As investors gained confidence, share price rises have
shifted from blue chips, which Dr Mahoney said
benefited from the restructuring and foreign market
expansion of US multinationals, through to smaller stocks
in the form of a sharp rise in the broad Russell 2000
Index in the last three weeks.

"Small to mid-cap names should support our secular bull
for at least another six months," Mr Acampora said in his
latest report, before, "all things being equal, at some time
later this year/early next year there should be another
surge of investor greed."

That surge was described by Mr Acampora as "a
melt-up". "It is a very emotional time where irrational
behaviour dominates," he said.

Investors literally throw money at the market in a vain
effort to catch up. A time when confusion reigns and
normal research becomes near impossible."
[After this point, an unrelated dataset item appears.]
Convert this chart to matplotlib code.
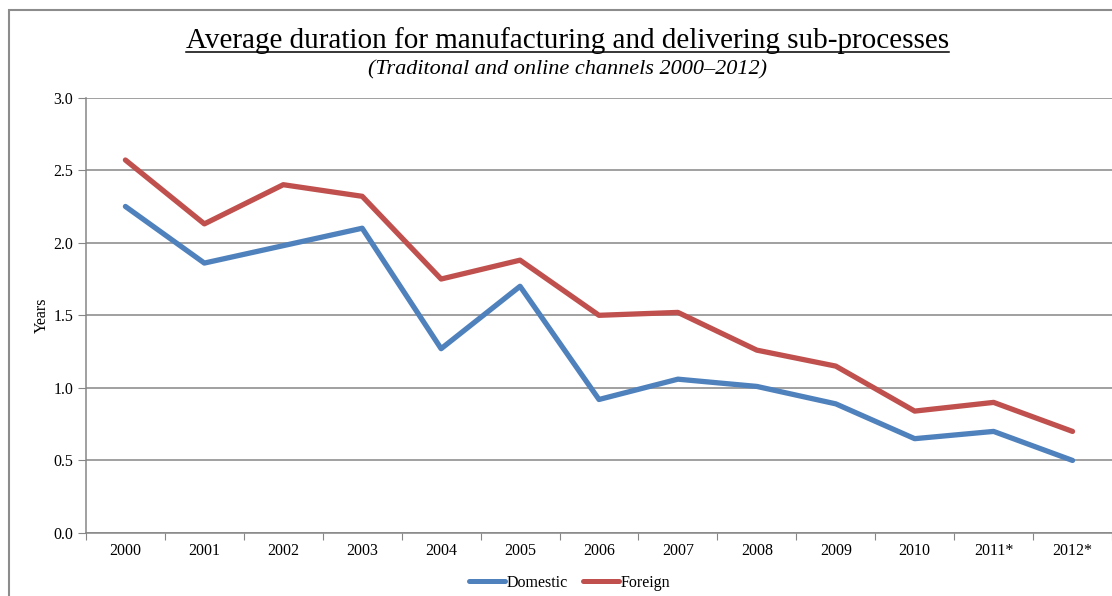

Prudential believes the downside risk is a fall in the Dow
to around 6200, and there are likely to be volatile
short-term corrections through the rest of this calendar
year. "Because prices tend to spike up in an abnormal
manner, they will also suffer sharp near-term sell-offs,"
Mr Acampora said.

Since 1994, he said there had been 11 corrections
averaging 12 days and 6.2 per cent in losses each time.

The report added a further caveat: "If one believes that
interest rates will rise higher than 8 per cent any time
soon, our story drops dead in its tracks."

Dr Mahoney said the good news for Australian investors
was that the All Ordinaries Index could rise significantly
in sympathy with Wall Street, although he conceded that
the Australian market was unlikely to match the pace of
its US counterpart.

"The difference is we don't have the corporate earnings
growth, and we don't have the speculation, the eagerness
to put money into mutual funds," Dr Mahoney said.